----- Data extract -----
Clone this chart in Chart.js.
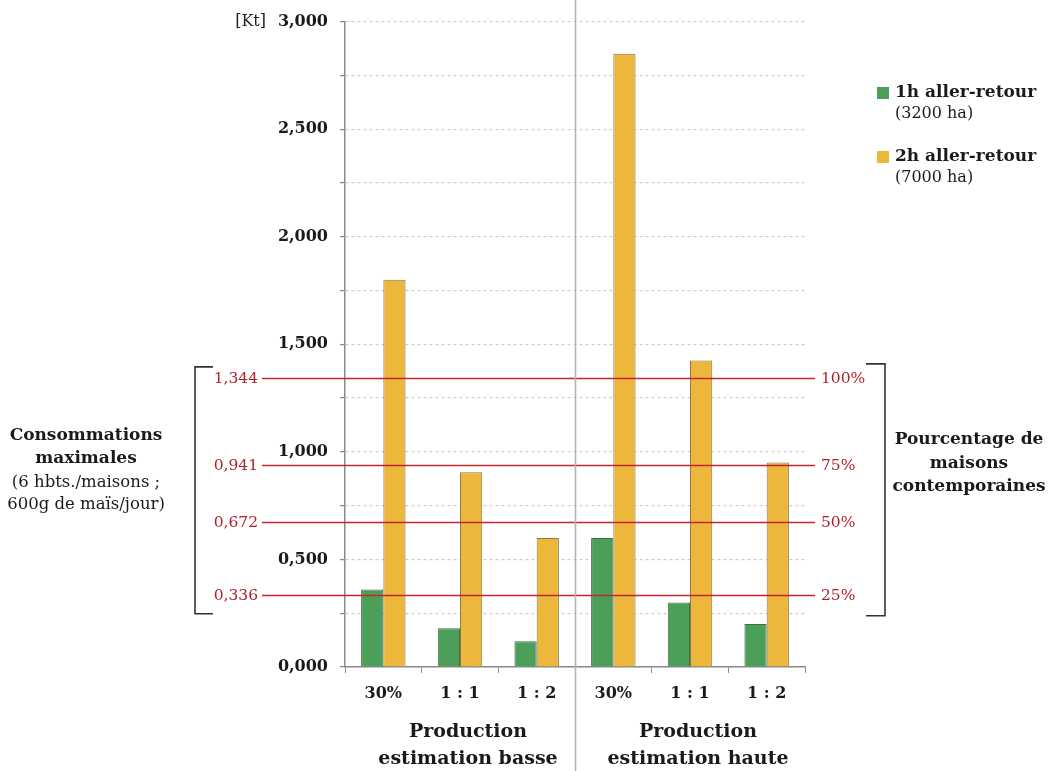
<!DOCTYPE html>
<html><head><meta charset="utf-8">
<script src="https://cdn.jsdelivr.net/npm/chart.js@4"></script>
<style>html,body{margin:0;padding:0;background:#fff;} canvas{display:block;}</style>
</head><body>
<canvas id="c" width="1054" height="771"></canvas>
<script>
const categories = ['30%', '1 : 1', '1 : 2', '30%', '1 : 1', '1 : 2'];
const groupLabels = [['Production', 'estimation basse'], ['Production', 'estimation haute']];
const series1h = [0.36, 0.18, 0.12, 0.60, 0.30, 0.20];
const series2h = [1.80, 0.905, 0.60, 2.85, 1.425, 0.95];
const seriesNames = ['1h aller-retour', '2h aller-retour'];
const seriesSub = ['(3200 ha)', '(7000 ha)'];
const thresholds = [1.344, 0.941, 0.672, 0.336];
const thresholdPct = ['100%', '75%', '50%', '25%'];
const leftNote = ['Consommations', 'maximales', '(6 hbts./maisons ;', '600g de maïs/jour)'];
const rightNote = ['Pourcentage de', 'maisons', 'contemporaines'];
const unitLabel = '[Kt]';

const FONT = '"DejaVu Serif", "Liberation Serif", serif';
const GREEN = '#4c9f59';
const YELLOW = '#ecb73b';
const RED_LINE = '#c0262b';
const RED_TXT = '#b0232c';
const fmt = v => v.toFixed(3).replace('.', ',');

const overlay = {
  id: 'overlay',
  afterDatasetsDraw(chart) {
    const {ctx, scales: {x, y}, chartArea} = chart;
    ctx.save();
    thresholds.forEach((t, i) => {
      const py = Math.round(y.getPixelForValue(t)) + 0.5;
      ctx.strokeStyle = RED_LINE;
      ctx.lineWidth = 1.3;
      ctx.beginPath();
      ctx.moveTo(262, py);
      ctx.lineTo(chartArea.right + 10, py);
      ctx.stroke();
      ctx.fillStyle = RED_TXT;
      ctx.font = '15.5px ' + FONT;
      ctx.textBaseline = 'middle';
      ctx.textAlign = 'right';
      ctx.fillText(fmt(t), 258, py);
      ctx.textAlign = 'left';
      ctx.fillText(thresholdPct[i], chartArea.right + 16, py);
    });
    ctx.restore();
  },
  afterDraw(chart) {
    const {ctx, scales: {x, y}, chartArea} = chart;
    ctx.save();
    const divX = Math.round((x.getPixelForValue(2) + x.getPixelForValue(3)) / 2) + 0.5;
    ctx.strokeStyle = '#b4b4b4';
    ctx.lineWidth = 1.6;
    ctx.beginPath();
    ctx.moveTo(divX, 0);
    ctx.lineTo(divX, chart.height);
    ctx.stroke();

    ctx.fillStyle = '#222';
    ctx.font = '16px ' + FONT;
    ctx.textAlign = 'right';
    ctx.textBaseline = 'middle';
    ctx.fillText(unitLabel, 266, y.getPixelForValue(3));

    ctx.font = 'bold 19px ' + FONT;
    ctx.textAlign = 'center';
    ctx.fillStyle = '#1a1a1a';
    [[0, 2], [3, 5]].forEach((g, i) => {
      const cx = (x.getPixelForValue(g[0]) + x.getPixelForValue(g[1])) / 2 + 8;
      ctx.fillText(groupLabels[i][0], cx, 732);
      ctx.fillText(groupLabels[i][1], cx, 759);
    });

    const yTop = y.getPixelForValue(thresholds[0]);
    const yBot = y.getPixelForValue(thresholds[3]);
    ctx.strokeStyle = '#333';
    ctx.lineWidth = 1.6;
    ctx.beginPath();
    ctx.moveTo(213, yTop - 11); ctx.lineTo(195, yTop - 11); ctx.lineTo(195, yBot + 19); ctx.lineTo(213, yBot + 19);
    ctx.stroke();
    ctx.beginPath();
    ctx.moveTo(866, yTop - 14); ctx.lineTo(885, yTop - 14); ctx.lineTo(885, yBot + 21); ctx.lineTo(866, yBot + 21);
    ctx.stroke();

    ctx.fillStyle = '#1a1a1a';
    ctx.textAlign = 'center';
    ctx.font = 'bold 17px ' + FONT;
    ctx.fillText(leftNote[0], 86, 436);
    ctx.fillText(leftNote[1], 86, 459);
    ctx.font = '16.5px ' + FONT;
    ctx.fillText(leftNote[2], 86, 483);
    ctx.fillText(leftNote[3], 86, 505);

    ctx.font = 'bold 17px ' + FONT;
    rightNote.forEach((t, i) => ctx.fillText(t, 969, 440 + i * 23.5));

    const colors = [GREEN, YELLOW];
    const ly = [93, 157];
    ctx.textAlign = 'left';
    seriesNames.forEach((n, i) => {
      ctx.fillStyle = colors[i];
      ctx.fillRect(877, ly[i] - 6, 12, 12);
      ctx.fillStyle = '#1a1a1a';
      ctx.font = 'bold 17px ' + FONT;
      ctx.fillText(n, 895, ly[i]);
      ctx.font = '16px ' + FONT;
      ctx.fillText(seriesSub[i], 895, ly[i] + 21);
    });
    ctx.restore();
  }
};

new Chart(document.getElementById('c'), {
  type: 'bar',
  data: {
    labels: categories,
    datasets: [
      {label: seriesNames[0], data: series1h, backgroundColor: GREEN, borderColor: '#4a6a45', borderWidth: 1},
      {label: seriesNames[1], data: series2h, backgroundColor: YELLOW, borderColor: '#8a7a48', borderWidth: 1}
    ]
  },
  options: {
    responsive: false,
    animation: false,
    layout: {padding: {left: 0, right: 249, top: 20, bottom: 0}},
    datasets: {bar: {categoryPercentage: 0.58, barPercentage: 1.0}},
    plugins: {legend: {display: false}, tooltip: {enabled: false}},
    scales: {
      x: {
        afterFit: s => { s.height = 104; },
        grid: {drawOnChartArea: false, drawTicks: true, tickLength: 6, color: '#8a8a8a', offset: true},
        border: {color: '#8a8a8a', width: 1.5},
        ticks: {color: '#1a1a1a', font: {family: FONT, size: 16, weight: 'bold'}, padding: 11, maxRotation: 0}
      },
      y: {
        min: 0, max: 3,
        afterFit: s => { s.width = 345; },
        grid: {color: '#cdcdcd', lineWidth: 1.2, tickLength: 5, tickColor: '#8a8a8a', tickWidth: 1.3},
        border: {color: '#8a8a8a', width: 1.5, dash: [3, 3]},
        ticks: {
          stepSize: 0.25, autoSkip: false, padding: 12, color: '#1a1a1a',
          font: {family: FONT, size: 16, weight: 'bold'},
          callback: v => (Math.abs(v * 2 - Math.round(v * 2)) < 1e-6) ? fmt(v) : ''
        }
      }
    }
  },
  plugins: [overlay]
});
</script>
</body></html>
-----
----- Data extract -----
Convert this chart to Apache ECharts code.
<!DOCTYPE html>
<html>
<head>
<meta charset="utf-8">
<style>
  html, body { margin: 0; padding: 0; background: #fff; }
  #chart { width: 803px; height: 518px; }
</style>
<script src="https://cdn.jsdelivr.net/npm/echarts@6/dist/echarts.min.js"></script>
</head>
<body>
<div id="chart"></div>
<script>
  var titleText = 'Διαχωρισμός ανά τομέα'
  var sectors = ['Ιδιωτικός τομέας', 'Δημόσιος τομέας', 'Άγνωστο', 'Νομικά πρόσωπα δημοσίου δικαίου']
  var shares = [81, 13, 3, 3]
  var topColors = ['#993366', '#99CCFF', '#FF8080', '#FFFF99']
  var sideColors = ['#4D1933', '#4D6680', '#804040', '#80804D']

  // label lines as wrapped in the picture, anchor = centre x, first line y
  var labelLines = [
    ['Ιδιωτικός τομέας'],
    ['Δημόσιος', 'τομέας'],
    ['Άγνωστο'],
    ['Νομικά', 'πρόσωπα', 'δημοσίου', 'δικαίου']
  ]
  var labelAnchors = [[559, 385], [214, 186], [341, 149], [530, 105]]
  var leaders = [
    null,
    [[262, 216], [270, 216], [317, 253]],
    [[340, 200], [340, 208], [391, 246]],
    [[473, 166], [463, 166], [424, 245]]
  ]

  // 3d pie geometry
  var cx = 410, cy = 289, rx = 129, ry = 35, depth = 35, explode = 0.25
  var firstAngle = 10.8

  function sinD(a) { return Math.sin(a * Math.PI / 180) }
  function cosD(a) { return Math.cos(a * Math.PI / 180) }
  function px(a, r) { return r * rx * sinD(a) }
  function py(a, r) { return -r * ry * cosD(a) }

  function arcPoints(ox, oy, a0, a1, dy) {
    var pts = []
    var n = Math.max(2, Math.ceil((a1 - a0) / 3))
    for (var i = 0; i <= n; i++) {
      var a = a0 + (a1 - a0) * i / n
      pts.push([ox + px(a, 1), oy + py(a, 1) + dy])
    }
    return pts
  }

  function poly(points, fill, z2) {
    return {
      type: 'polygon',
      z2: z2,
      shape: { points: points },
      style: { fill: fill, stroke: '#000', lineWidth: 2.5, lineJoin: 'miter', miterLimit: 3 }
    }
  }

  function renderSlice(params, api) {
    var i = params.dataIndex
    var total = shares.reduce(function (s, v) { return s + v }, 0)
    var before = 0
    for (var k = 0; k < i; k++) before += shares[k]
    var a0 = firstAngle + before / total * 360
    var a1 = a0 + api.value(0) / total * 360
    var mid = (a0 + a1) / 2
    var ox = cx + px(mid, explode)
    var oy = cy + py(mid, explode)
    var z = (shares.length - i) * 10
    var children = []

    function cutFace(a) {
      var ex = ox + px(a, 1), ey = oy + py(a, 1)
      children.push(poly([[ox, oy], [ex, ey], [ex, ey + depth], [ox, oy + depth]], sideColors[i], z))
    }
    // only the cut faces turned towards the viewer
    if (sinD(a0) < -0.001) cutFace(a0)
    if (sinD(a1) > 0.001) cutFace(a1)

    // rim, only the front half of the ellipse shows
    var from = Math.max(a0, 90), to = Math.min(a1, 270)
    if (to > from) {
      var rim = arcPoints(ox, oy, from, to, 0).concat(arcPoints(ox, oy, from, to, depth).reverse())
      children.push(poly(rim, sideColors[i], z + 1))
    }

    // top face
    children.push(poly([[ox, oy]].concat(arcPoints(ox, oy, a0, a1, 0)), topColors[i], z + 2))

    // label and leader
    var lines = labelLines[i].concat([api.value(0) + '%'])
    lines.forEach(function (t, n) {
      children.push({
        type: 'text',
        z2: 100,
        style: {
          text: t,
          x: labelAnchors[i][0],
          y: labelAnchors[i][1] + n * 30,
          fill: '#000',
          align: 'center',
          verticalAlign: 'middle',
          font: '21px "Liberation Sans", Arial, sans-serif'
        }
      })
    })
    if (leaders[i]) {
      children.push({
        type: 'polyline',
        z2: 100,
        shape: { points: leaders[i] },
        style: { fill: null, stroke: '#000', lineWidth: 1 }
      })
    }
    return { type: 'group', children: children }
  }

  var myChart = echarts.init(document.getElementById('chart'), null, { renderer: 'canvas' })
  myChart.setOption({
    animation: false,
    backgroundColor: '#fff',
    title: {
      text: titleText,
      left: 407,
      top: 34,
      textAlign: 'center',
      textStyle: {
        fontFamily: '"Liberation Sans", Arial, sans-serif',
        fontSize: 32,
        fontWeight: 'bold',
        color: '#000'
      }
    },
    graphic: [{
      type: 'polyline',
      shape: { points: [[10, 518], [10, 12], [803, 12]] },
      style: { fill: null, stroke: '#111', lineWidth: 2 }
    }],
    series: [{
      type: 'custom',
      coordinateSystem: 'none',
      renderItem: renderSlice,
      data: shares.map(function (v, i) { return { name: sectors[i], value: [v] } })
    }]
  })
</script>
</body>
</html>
-----
----- Data extract -----
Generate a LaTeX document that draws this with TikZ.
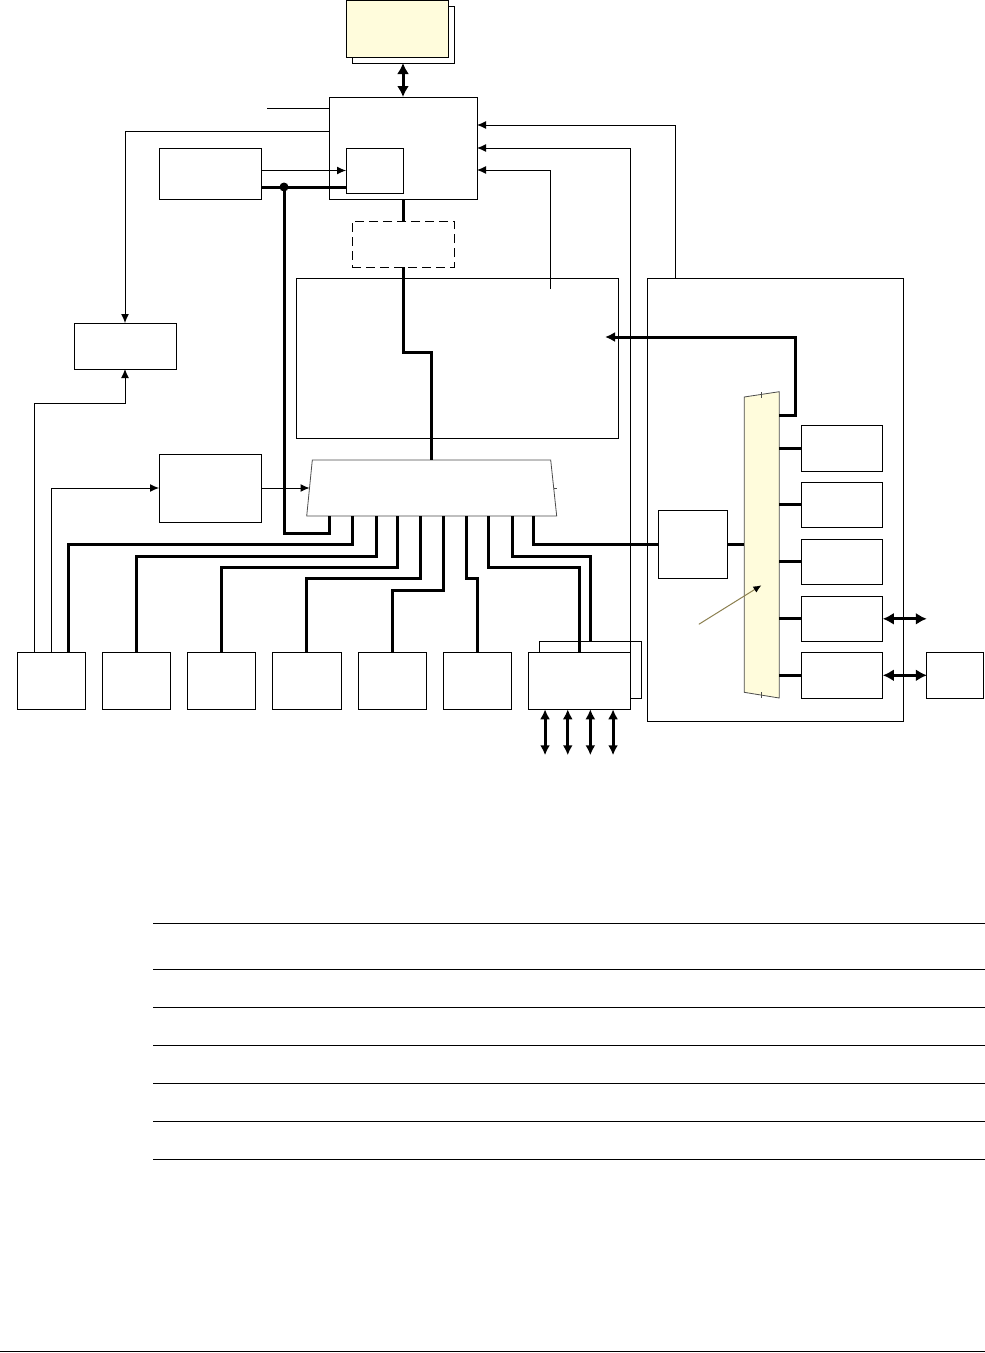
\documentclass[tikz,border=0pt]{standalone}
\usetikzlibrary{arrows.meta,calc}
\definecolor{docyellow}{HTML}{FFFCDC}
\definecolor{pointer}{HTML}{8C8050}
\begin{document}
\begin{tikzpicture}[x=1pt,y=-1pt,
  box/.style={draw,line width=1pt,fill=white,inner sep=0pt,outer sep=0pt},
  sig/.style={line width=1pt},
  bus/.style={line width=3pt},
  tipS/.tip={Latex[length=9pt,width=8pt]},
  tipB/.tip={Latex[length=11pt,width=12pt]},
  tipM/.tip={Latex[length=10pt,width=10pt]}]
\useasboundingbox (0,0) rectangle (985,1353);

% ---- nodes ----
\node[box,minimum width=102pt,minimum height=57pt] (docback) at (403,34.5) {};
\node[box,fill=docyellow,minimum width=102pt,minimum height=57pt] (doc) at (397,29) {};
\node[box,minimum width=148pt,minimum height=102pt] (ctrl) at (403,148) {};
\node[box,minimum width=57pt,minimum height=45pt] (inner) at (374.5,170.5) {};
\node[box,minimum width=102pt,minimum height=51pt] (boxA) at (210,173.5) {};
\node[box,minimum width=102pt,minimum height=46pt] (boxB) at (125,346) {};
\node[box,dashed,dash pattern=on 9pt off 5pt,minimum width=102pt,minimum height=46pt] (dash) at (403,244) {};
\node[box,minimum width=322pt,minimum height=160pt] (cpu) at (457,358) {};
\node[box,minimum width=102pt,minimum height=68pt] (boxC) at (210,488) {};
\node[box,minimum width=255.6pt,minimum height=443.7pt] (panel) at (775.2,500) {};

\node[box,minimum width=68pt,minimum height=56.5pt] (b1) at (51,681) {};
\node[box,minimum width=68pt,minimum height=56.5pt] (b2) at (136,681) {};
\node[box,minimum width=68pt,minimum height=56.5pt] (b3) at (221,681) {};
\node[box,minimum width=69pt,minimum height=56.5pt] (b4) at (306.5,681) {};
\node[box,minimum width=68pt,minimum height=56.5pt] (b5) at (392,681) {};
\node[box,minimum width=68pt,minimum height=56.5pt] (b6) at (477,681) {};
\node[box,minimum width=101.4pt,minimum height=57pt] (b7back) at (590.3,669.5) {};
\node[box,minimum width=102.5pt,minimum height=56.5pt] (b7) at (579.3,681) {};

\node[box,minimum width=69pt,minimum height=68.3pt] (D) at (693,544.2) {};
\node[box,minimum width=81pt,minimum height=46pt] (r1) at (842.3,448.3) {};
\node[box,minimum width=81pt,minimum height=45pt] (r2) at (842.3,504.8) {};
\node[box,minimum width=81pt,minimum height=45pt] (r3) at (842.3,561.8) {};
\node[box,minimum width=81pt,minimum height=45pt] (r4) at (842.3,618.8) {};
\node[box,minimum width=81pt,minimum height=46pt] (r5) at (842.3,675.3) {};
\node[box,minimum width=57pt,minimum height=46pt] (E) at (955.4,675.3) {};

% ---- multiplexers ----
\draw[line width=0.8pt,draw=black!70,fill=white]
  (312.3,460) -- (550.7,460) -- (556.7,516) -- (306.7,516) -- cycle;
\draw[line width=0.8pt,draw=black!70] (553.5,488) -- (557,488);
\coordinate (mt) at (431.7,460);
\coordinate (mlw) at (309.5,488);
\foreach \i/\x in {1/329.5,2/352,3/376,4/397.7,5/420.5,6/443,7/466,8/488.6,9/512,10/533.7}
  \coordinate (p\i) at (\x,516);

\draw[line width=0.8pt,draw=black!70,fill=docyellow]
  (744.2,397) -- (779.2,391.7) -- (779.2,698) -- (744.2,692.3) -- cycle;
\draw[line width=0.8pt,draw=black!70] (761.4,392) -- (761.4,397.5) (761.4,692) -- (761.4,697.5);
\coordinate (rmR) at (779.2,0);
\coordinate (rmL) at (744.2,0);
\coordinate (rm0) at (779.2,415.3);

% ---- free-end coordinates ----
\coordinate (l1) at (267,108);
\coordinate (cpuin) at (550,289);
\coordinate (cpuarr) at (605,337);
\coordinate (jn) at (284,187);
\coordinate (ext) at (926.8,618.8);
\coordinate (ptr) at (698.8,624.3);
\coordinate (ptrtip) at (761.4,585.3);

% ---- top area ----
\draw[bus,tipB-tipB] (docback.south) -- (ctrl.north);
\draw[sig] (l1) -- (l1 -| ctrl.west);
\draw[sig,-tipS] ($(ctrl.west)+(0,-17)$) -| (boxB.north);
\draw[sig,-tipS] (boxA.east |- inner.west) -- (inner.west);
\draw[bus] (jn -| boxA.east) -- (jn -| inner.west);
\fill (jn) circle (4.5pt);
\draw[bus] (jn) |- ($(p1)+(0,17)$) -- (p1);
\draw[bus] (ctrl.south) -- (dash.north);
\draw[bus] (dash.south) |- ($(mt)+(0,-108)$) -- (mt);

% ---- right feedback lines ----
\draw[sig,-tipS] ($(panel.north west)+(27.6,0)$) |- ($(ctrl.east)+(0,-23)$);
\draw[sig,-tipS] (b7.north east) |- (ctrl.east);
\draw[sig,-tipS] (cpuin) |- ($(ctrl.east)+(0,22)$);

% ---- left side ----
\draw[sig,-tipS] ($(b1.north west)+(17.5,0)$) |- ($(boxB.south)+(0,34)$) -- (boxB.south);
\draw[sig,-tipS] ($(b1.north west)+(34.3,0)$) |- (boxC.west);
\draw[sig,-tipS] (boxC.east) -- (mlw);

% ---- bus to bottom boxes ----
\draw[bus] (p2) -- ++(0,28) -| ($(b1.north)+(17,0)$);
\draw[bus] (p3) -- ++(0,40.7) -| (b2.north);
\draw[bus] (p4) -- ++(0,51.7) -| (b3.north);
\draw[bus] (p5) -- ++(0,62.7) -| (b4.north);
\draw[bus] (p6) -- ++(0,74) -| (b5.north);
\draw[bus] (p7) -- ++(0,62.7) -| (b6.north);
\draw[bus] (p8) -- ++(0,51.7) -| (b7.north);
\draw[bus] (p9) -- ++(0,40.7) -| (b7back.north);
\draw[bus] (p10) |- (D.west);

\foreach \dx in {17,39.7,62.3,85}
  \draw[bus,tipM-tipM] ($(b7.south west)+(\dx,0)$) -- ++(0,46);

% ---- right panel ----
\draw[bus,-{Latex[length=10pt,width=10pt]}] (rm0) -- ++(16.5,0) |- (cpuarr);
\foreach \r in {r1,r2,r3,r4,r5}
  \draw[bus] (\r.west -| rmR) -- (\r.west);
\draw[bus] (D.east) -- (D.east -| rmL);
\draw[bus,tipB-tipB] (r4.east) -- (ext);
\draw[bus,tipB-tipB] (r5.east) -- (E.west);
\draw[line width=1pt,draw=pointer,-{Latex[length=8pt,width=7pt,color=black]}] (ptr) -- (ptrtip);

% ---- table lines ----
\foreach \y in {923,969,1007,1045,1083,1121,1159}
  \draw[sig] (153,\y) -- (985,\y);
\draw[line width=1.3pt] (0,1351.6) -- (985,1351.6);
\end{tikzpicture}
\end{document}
-----
Exercise details
Output word for word the lines running from the one containing "Clone this chart in Chart.js." to the one containing "const fmt = v", both included, leaving out the pictures.

Right answer
Clone this chart in Chart.js.
<!DOCTYPE html>
<html><head><meta charset="utf-8">
<script src="https://cdn.jsdelivr.net/npm/chart.js@4"></script>
<style>html,body{margin:0;padding:0;background:#fff;} canvas{display:block;}</style>
</head><body>
<canvas id="c" width="1054" height="771"></canvas>
<script>
const categories = ['30%', '1 : 1', '1 : 2', '30%', '1 : 1', '1 : 2'];
const groupLabels = [['Production', 'estimation basse'], ['Production', 'estimation haute']];
const series1h = [0.36, 0.18, 0.12, 0.60, 0.30, 0.20];
const series2h = [1.80, 0.905, 0.60, 2.85, 1.425, 0.95];
const seriesNames = ['1h aller-retour', '2h aller-retour'];
const seriesSub = ['(3200 ha)', '(7000 ha)'];
const thresholds = [1.344, 0.941, 0.672, 0.336];
const thresholdPct = ['100%', '75%', '50%', '25%'];
const leftNote = ['Consommations', 'maximales', '(6 hbts./maisons ;', '600g de maïs/jour)'];
const rightNote = ['Pourcentage de', 'maisons', 'contemporaines'];
const unitLabel = '[Kt]';

const FONT = '"DejaVu Serif", "Liberation Serif", serif';
const GREEN = '#4c9f59';
const YELLOW = '#ecb73b';
const RED_LINE = '#c0262b';
const RED_TXT = '#b0232c';
const fmt = v => v.toFixed(3).replace('.', ',');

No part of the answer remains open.